La segunda intentona de Maragall es la definitiva. Motivación no debería faltarle: sabe perfectamente que si pierde ya no tendrá otra oportunidad. Maragall llegó a la política medio de rebote, por las peculiares circunstancias de una época en que el antifranquismo, las amistades y las afinidades electivas configuraban un panorama de motivaciones muy distintas de las del carrerismo político actual. A Maragall se le nota que es más un intelectual que un político. Cuando coge una idea le cuesta abandonarla -por mucho que su entorno se lo aconseje- porque tiene que masticarla hasta tenerla bien rumiada para quedarse tranquilo. Nunca será un cliente agradecido para los asesores de imagen, pero esto no tiene que ser forzosamente una mala noticia a la vista de fracasos recientes. Sus campañas, desde un punto de vista técnico, siempre dejarán mucho que desear: es demasiado evidente que no son su medio natural. A estos obstáculos añade otros: Maragall es cuatro años mayor que la vez anterior, en un momento en que está de moda el siempre frívolo discurso de lo generacional, y su figura está ya muy vista porque forma parte de la primera fila de la vida pública catalana desde hace más de 20 años.

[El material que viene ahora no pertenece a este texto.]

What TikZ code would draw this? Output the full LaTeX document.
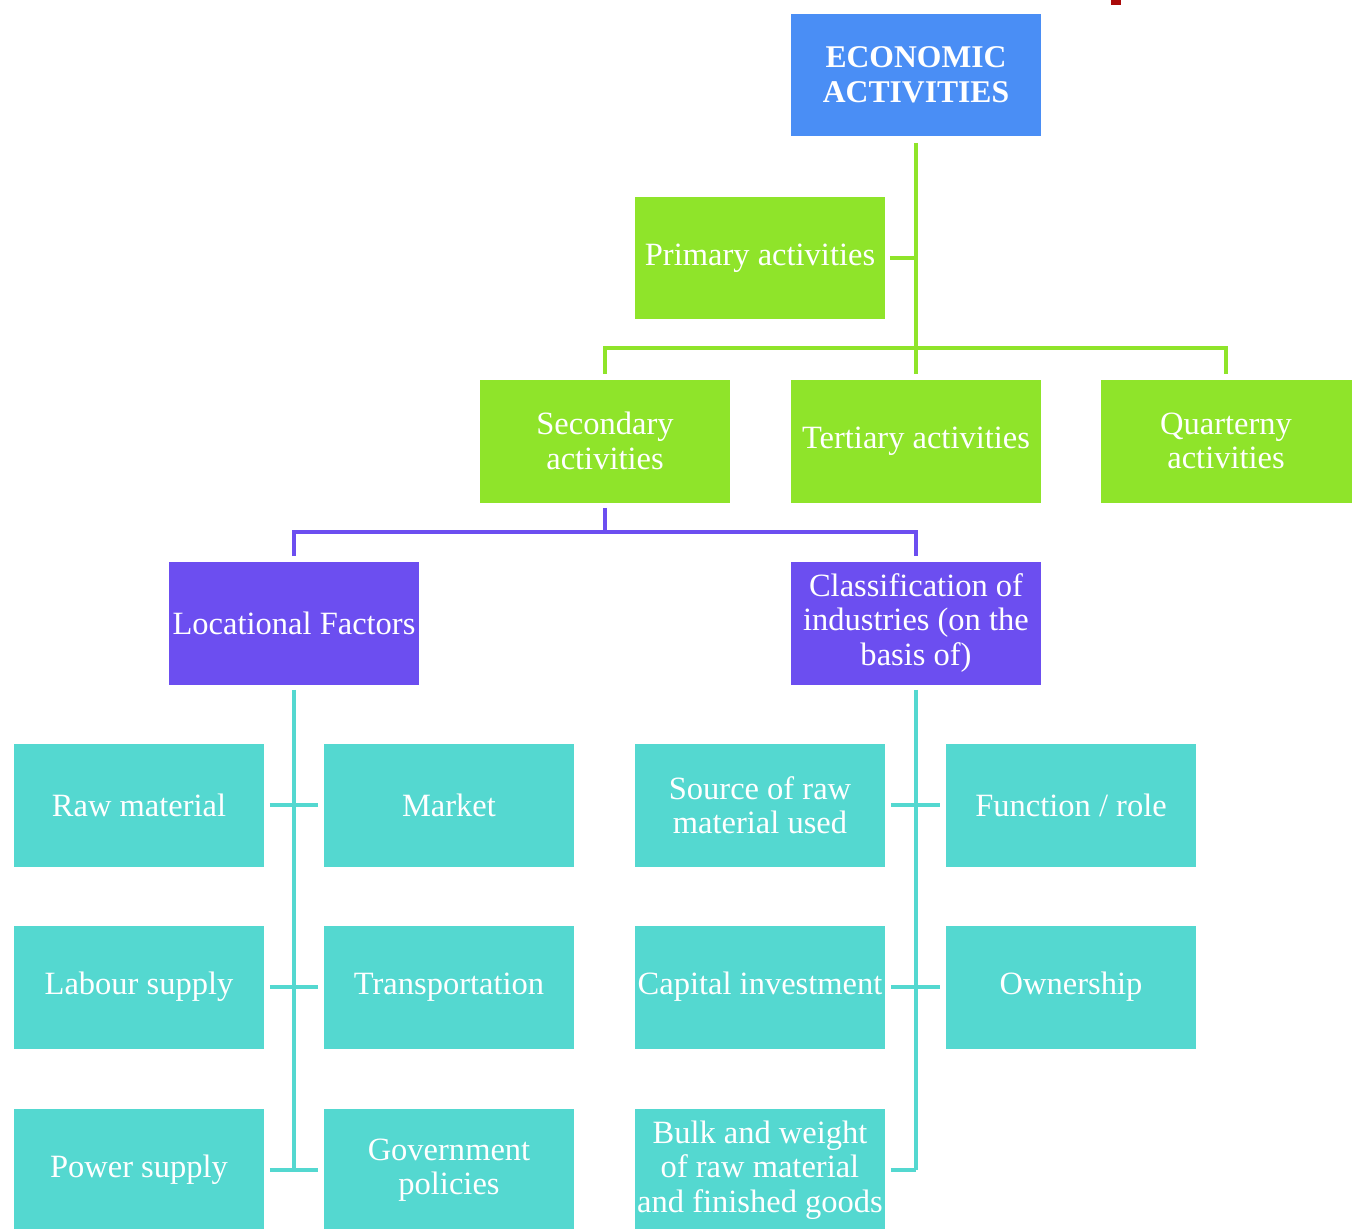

En Cataluña acaba el largo periodo del pujolismo. El pujolismo ha sido, entre otras cosas, una idea hegemónica de Cataluña que muchas veces ha contado con la complicidad de los propios adversarios de Convergència i Unió. Con el tiempo se ha ido cosificando y se ha convertido en una especie de costra cada vez más extraña a la dinámica del país. Las próximas elecciones deberían servir para que la superestructura política y la realidad social recuperen sintonía, que se airee el ambiente viciado por tantos años de repetición y cacofonía. Este clima parece haber producido cierto spleen en la ciudadadanía catalana en su relación con la política. Un estado de espíritu que es la gran incógnita de las próximas elecciones, y que da una peculiar modulación a la idea de cambio que la ciudadanía pueda decidir.
Maragall tiene en su haber el precedente de Barcelona. Fue en su periodo como alcalde que Barcelona encontró el trampolín de lanzamiento de lo que es su condición actual de ciudad abierta. ¿Podrá hacer lo mismo con Cataluña? En buena parte dependerá de que la ciudadanía busque otra manera de hacer las cosas o se dé por satisfecha con otra persona para hacer las mismas cosas. En su último discurso, Maragall ha roto de manera inequívoca los lazos con la herencia pujolista. Por fin ha comprendido que el elegido por la familia era otro, y que si pretendía ganar por la vía de la continuidad tenía todos los números para volver a perder. La condición primera para que Maragall gane es que su proyecto sea inequívocamente de cambio. Sólo así los catalanes podrán decidir si quieren cambiar o no.